» **AIM OF THE EXERCISE**
Retype the records below exactly as they appear, but leave out any pictures.

Plotting code records
[start]
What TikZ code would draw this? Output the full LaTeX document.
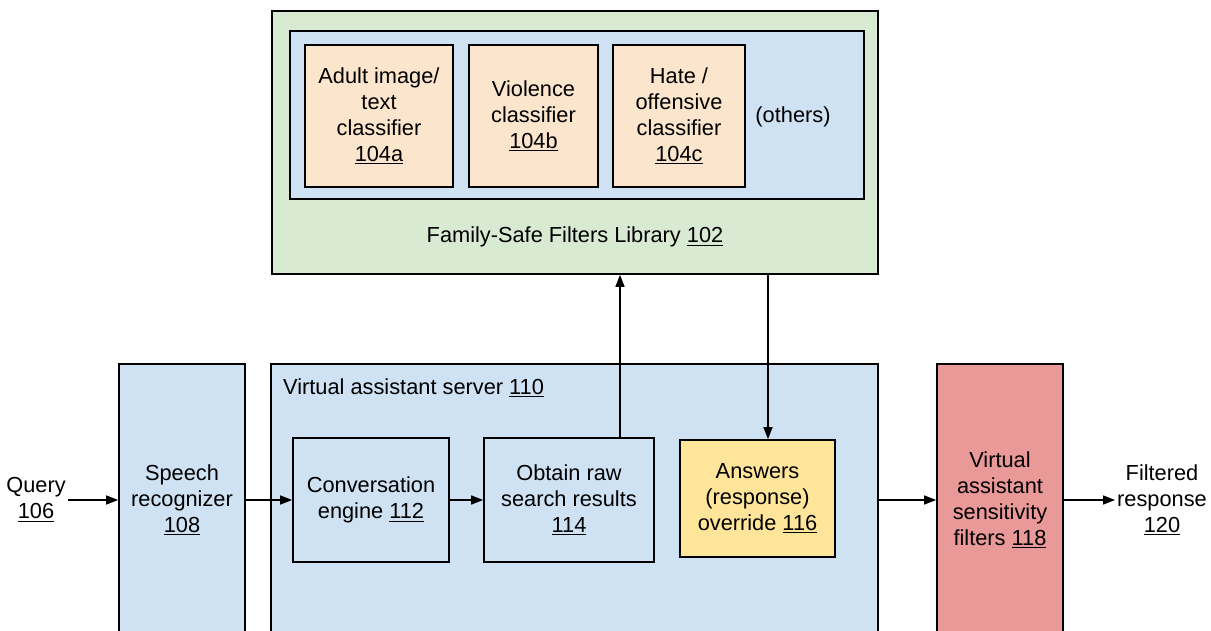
\documentclass[tikz,border=0pt]{standalone}
\usepackage{fontspec}
\setmainfont{Liberation Sans}
\usetikzlibrary{arrows.meta}
\usetikzlibrary{positioning}

\definecolor{libgreen}{HTML}{D9EAD3}
\definecolor{srvblue}{HTML}{CFE2F3}
\definecolor{peach}{HTML}{FCE5CD}
\definecolor{ansyellow}{HTML}{FFE599}
\definecolor{filterred}{HTML}{EA9999}

\newcommand{\refno}[1]{\underline{#1}}

\begin{document}
\begin{tikzpicture}[
  x=0.02cm, y=-0.02cm,
  font=\fontsize{12.4}{14.8}\selectfont,
  box/.style        = {draw, line width=1pt, align=center, inner sep=2pt},
  classifier/.style = {box, fill=peach, minimum height=2.84cm},
  stage/.style      = {box, fill=srvblue, minimum height=2.48cm},
  tall/.style       = {box, minimum width=2.52cm, minimum height=5.44cm},
  arrow/.style      = {-{Triangle[length=2.4mm,width=1.8mm]}, line width=0.8pt}
]
  \clip (0,0) rectangle (1211,631);
  \fill[white] (0,0) rectangle (1211,631);

  % filters library on top
  \node[box, fill=libgreen, minimum width=12.12cm, minimum height=5.26cm] (lib) at (575,142.5) {};
  \node[box, fill=srvblue,  minimum width=11.48cm, minimum height=3.36cm] (libinner) at (577,115) {};
  \node[classifier, minimum width=2.96cm] (adult)    at (379,116)   {Adult image/\\text\\classifier\\\refno{104a}};
  \node[classifier, minimum width=2.58cm] (violence) at (533.5,116) {Violence\\classifier\\\refno{104b}};
  \node[classifier, minimum width=2.64cm] (hate)     at (679,116)   {Hate /\\offensive\\classifier\\\refno{104c}};
  \node (others) at (793,117) {(others)};
  \node (liblabel) at (575,237) {Family-Safe Filters Library \refno{102}};

  % pipeline below
  \node[align=center, inner sep=1pt] (query) at (36,500) {Query\\\refno{106}};
  \node[tall, fill=srvblue] (speech) at (182,500) {Speech\\recognizer\\\refno{108}};
  \node[box, fill=srvblue, minimum width=12.14cm, minimum height=5.44cm] (server) at (574.5,500) {};
  \node[anchor=west] (serverlabel) at (277,388) {Virtual assistant server \refno{110}};
  \node[stage, minimum width=3.12cm] (conv)   at (371,500) {Conversation\\engine \refno{112}};
  \node[stage, minimum width=3.40cm] (obtain) at (569,500) {Obtain raw\\search results\\\refno{114}};
  \node[box, fill=ansyellow, minimum width=3.10cm, minimum height=2.34cm] (answers) at (757.5,498.5) {Answers\\(response)\\override \refno{116}};
  \node[tall, fill=filterred] (sensitivity) at (1000,500) {Virtual\\assistant\\sensitivity\\filters \refno{118}};
  \node[align=center, inner sep=1pt] (filtered) at (1162,500) {Filtered\\response\\\refno{120}};

  \draw[arrow] (query) -- (speech);
  \draw[arrow] (speech) -- (conv);
  \draw[arrow] (conv) -- (obtain);
  \draw[arrow] (server.east |- conv.east) -- (sensitivity);
  \draw[arrow] (sensitivity) -- (filtered);

  % round trip to the library
  \draw[arrow] ([xshift=1.02cm]obtain.north) -- ([xshift=1.02cm]obtain.north |- lib.south);
  \draw[arrow] ([xshift=0.21cm]answers.north |- lib.south) -- ([xshift=0.21cm]answers.north);
\end{tikzpicture}
\end{document}
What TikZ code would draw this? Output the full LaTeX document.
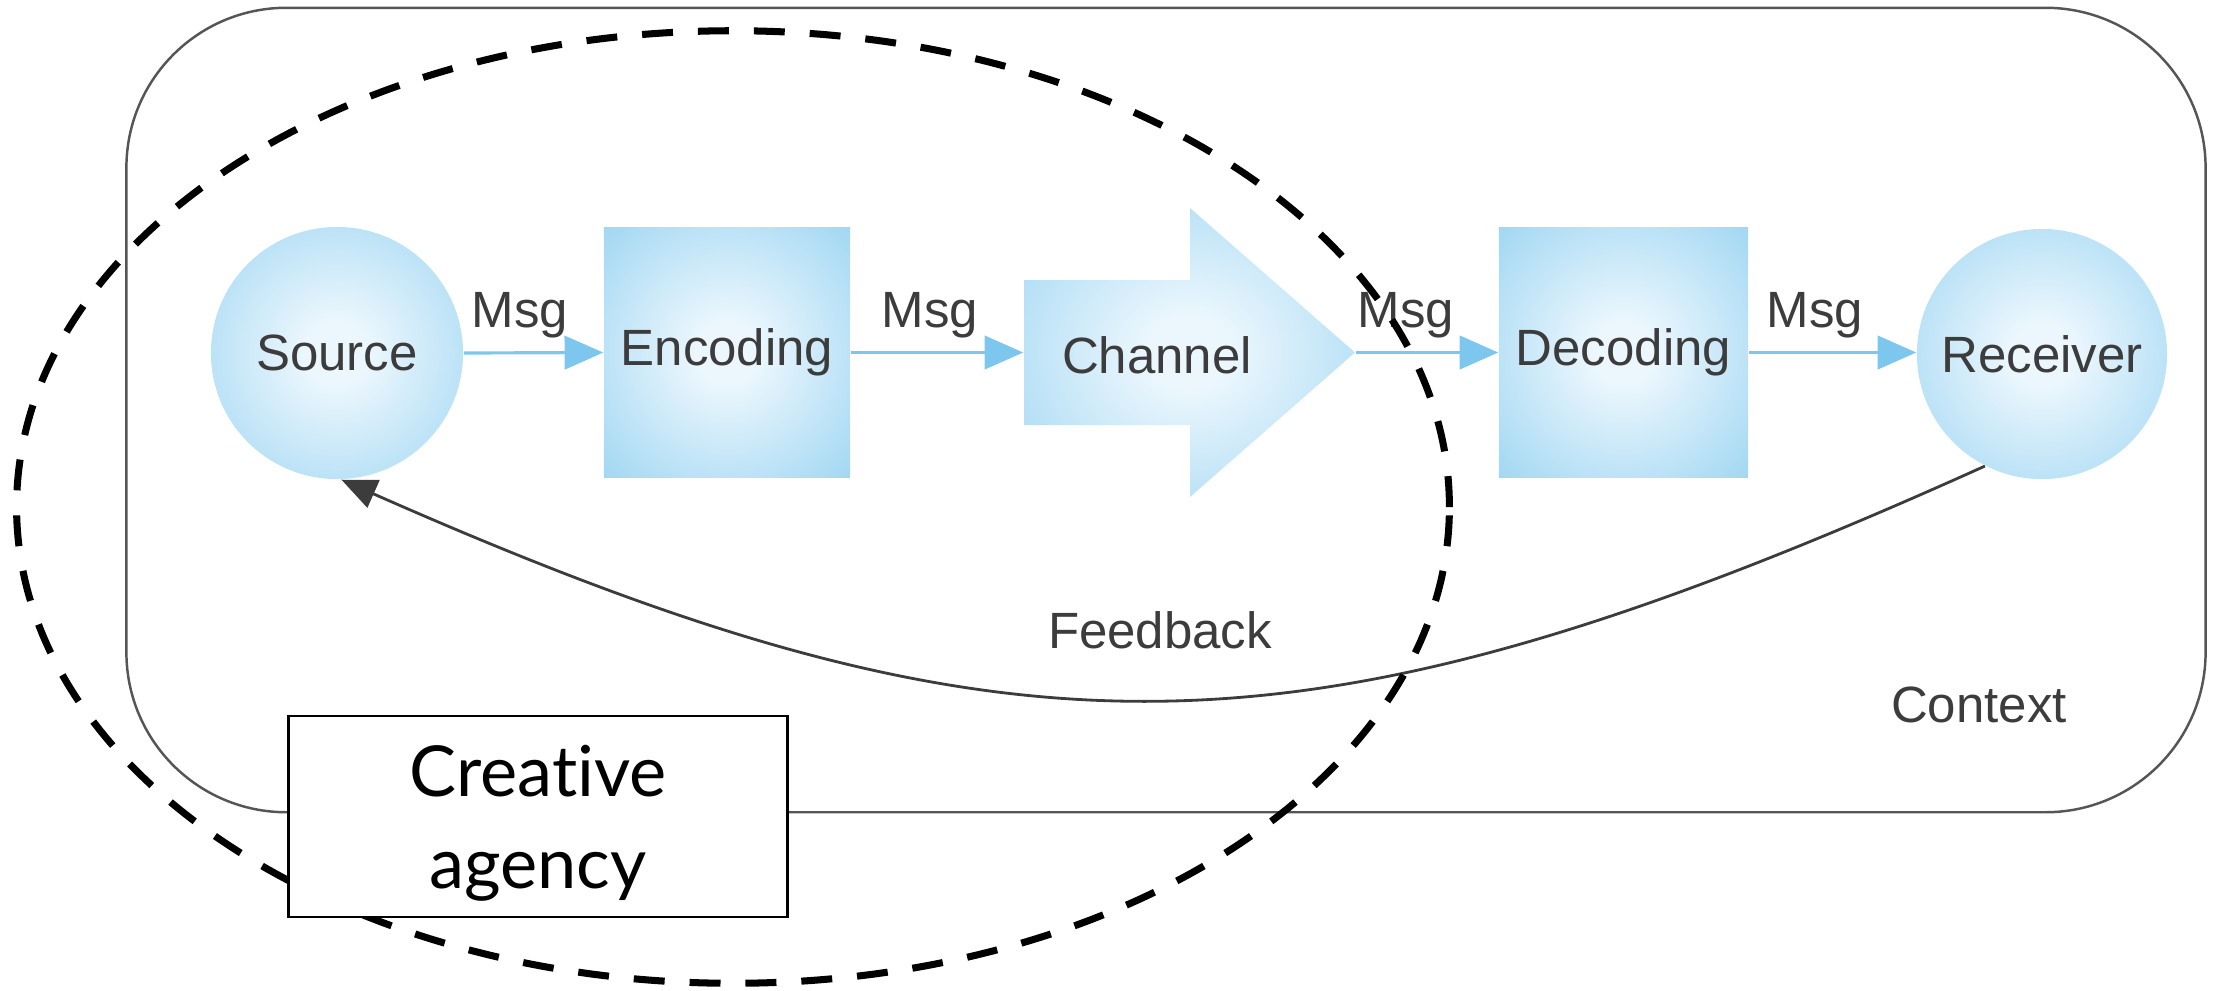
\documentclass[tikz,border=0pt]{standalone}
\usepackage{fontspec}
\setmainfont{Liberation Sans}
\newfontfamily\agencyfont[Ligatures=NoCommon]{Lato}
\usetikzlibrary{arrows.meta,shapes.geometric}
\definecolor{blueout}{RGB}{125,199,238}
\definecolor{bluein}{RGB}{236,247,253}
\definecolor{txtgray}{RGB}{60,60,60}
\definecolor{linegray}{RGB}{85,85,85}
\pgfdeclareradialshading{bluish}{\pgfpoint{0bp}{0bp}}{color(0bp)=(bluein); color(6bp)=(bluein); color(50bp)=(blueout); color(100bp)=(blueout)}
\begin{document}
\begin{tikzpicture}[x=0.01cm,y=-0.01cm,
  lbl/.style={font=\fontsize{14.5}{17}\selectfont, text=txtgray, inner sep=0pt, anchor=base},
  blob/.style={circle, shading=bluish, draw=none, minimum size=#1, inner sep=0pt, font=\fontsize{14.5}{17}\selectfont, text=txtgray},
  bluebox/.style={rectangle, shading=bluish, draw=none, inner sep=0pt, font=\fontsize{14.5}{17}\selectfont, text=txtgray},
  msg/.style={draw=blueout, line width=0.9pt, -{Triangle[length=11pt,width=9.5pt,fill=blueout]}},
  fb/.style={draw=txtgray, line width=0.8pt, -{Triangle[length=10pt,width=8.5pt]}},
]
\useasboundingbox (0,0) rectangle (2217,990);
\node[draw=linegray, line width=0.7pt, rounded corners=1.6cm, minimum width=20.78cm, minimum height=8.04cm, inner sep=0pt] (context) at (1166,410) {};
\node[blob=2.52cm] (source) at (337,353) {Source};
\node[bluebox, minimum width=2.46cm, minimum height=2.49cm] (encoding) at (727,352.5) {Encoding};
\node[inner sep=0pt, minimum width=3.31cm, minimum height=2.89cm] (channel) at (1189.5,352.5) {};
\path[shading=bluish] (1024,280) -- (1190,280) -- (1190,208) -- (1355,352.5) -- (1190,497) -- (1190,425) -- (1024,425) -- cycle;
\node[lbl] (channeltext) at (1157,373) {Channel};
\node[bluebox, minimum width=2.49cm, minimum height=2.49cm] (decoding) at (1623.5,352.5) {Decoding};
\node[blob=2.5cm] (receiver) at (2042,354) {Receiver};
\node[lbl] (m1) at (520,327) {Msg};
\node[lbl] (m2) at (930,327) {Msg};
\node[lbl] (m3) at (1406,327) {Msg};
\node[lbl] (m4) at (1815,327) {Msg};
\draw[msg] (source.east) -- (encoding.west);
\draw[msg] (encoding.east) -- (channel.west);
\draw[msg] (channel.east) -- (decoding.west);
\draw[msg] (decoding.east) -- (decoding.east -| receiver.west);
\draw[fb] (receiver.243) .. controls (1300,775) and (1010,775) .. (source.272);
\node[lbl] (fbtext) at (1160,648) {Feedback};
\node[lbl] (ctxtext) at (1979,722) {Context};
\node[ellipse, draw=black, line width=2pt, dash pattern=on 8.8pt off 7.1pt, minimum width=14.32cm, minimum height=9.52cm, inner sep=0pt] (agencyzone) at (733,507) {};
\node[draw=black, fill=white, line width=0.8pt, minimum width=4.98cm, minimum height=2.01cm, inner sep=0pt, align=center, text depth=0pt, font=\agencyfont\fontsize{20}{26.2}\selectfont] (agency) at (538,816.5) {Creative\\agency};
\end{tikzpicture}
\end{document}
[end]
» **CORRECT ANSWER**
What TikZ code would draw this? Output the full LaTeX document.
\documentclass[tikz,border=0pt]{standalone}
\usepackage{fontspec}
\setmainfont{Liberation Sans}
\usetikzlibrary{arrows.meta}
\usetikzlibrary{positioning}

\definecolor{libgreen}{HTML}{D9EAD3}
\definecolor{srvblue}{HTML}{CFE2F3}
\definecolor{peach}{HTML}{FCE5CD}
\definecolor{ansyellow}{HTML}{FFE599}
\definecolor{filterred}{HTML}{EA9999}

\newcommand{\refno}[1]{\underline{#1}}

\begin{document}
\begin{tikzpicture}[
  x=0.02cm, y=-0.02cm,
  font=\fontsize{12.4}{14.8}\selectfont,
  box/.style        = {draw, line width=1pt, align=center, inner sep=2pt},
  classifier/.style = {box, fill=peach, minimum height=2.84cm},
  stage/.style      = {box, fill=srvblue, minimum height=2.48cm},
  tall/.style       = {box, minimum width=2.52cm, minimum height=5.44cm},
  arrow/.style      = {-{Triangle[length=2.4mm,width=1.8mm]}, line width=0.8pt}
]
  \clip (0,0) rectangle (1211,631);
  \fill[white] (0,0) rectangle (1211,631);

  % filters library on top
  \node[box, fill=libgreen, minimum width=12.12cm, minimum height=5.26cm] (lib) at (575,142.5) {};
  \node[box, fill=srvblue,  minimum width=11.48cm, minimum height=3.36cm] (libinner) at (577,115) {};
  \node[classifier, minimum width=2.96cm] (adult)    at (379,116)   {Adult image/\\text\\classifier\\\refno{104a}};
  \node[classifier, minimum width=2.58cm] (violence) at (533.5,116) {Violence\\classifier\\\refno{104b}};
  \node[classifier, minimum width=2.64cm] (hate)     at (679,116)   {Hate /\\offensive\\classifier\\\refno{104c}};
  \node (others) at (793,117) {(others)};
  \node (liblabel) at (575,237) {Family-Safe Filters Library \refno{102}};

  % pipeline below
  \node[align=center, inner sep=1pt] (query) at (36,500) {Query\\\refno{106}};
  \node[tall, fill=srvblue] (speech) at (182,500) {Speech\\recognizer\\\refno{108}};
  \node[box, fill=srvblue, minimum width=12.14cm, minimum height=5.44cm] (server) at (574.5,500) {};
  \node[anchor=west] (serverlabel) at (277,388) {Virtual assistant server \refno{110}};
  \node[stage, minimum width=3.12cm] (conv)   at (371,500) {Conversation\\engine \refno{112}};
  \node[stage, minimum width=3.40cm] (obtain) at (569,500) {Obtain raw\\search results\\\refno{114}};
  \node[box, fill=ansyellow, minimum width=3.10cm, minimum height=2.34cm] (answers) at (757.5,498.5) {Answers\\(response)\\override \refno{116}};
  \node[tall, fill=filterred] (sensitivity) at (1000,500) {Virtual\\assistant\\sensitivity\\filters \refno{118}};
  \node[align=center, inner sep=1pt] (filtered) at (1162,500) {Filtered\\response\\\refno{120}};

  \draw[arrow] (query) -- (speech);
  \draw[arrow] (speech) -- (conv);
  \draw[arrow] (conv) -- (obtain);
  \draw[arrow] (server.east |- conv.east) -- (sensitivity);
  \draw[arrow] (sensitivity) -- (filtered);

  % round trip to the library
  \draw[arrow] ([xshift=1.02cm]obtain.north) -- ([xshift=1.02cm]obtain.north |- lib.south);
  \draw[arrow] ([xshift=0.21cm]answers.north |- lib.south) -- ([xshift=0.21cm]answers.north);
\end{tikzpicture}
\end{document}
What TikZ code would draw this? Output the full LaTeX document.
\documentclass[tikz,border=0pt]{standalone}
\usepackage{fontspec}
\setmainfont{Liberation Sans}
\newfontfamily\agencyfont[Ligatures=NoCommon]{Lato}
\usetikzlibrary{arrows.meta,shapes.geometric}
\definecolor{blueout}{RGB}{125,199,238}
\definecolor{bluein}{RGB}{236,247,253}
\definecolor{txtgray}{RGB}{60,60,60}
\definecolor{linegray}{RGB}{85,85,85}
\pgfdeclareradialshading{bluish}{\pgfpoint{0bp}{0bp}}{color(0bp)=(bluein); color(6bp)=(bluein); color(50bp)=(blueout); color(100bp)=(blueout)}
\begin{document}
\begin{tikzpicture}[x=0.01cm,y=-0.01cm,
  lbl/.style={font=\fontsize{14.5}{17}\selectfont, text=txtgray, inner sep=0pt, anchor=base},
  blob/.style={circle, shading=bluish, draw=none, minimum size=#1, inner sep=0pt, font=\fontsize{14.5}{17}\selectfont, text=txtgray},
  bluebox/.style={rectangle, shading=bluish, draw=none, inner sep=0pt, font=\fontsize{14.5}{17}\selectfont, text=txtgray},
  msg/.style={draw=blueout, line width=0.9pt, -{Triangle[length=11pt,width=9.5pt,fill=blueout]}},
  fb/.style={draw=txtgray, line width=0.8pt, -{Triangle[length=10pt,width=8.5pt]}},
]
\useasboundingbox (0,0) rectangle (2217,990);
\node[draw=linegray, line width=0.7pt, rounded corners=1.6cm, minimum width=20.78cm, minimum height=8.04cm, inner sep=0pt] (context) at (1166,410) {};
\node[blob=2.52cm] (source) at (337,353) {Source};
\node[bluebox, minimum width=2.46cm, minimum height=2.49cm] (encoding) at (727,352.5) {Encoding};
\node[inner sep=0pt, minimum width=3.31cm, minimum height=2.89cm] (channel) at (1189.5,352.5) {};
\path[shading=bluish] (1024,280) -- (1190,280) -- (1190,208) -- (1355,352.5) -- (1190,497) -- (1190,425) -- (1024,425) -- cycle;
\node[lbl] (channeltext) at (1157,373) {Channel};
\node[bluebox, minimum width=2.49cm, minimum height=2.49cm] (decoding) at (1623.5,352.5) {Decoding};
\node[blob=2.5cm] (receiver) at (2042,354) {Receiver};
\node[lbl] (m1) at (520,327) {Msg};
\node[lbl] (m2) at (930,327) {Msg};
\node[lbl] (m3) at (1406,327) {Msg};
\node[lbl] (m4) at (1815,327) {Msg};
\draw[msg] (source.east) -- (encoding.west);
\draw[msg] (encoding.east) -- (channel.west);
\draw[msg] (channel.east) -- (decoding.west);
\draw[msg] (decoding.east) -- (decoding.east -| receiver.west);
\draw[fb] (receiver.243) .. controls (1300,775) and (1010,775) .. (source.272);
\node[lbl] (fbtext) at (1160,648) {Feedback};
\node[lbl] (ctxtext) at (1979,722) {Context};
\node[ellipse, draw=black, line width=2pt, dash pattern=on 8.8pt off 7.1pt, minimum width=14.32cm, minimum height=9.52cm, inner sep=0pt] (agencyzone) at (733,507) {};
\node[draw=black, fill=white, line width=0.8pt, minimum width=4.98cm, minimum height=2.01cm, inner sep=0pt, align=center, text depth=0pt, font=\agencyfont\fontsize{20}{26.2}\selectfont] (agency) at (538,816.5) {Creative\\agency};
\end{tikzpicture}
\end{document}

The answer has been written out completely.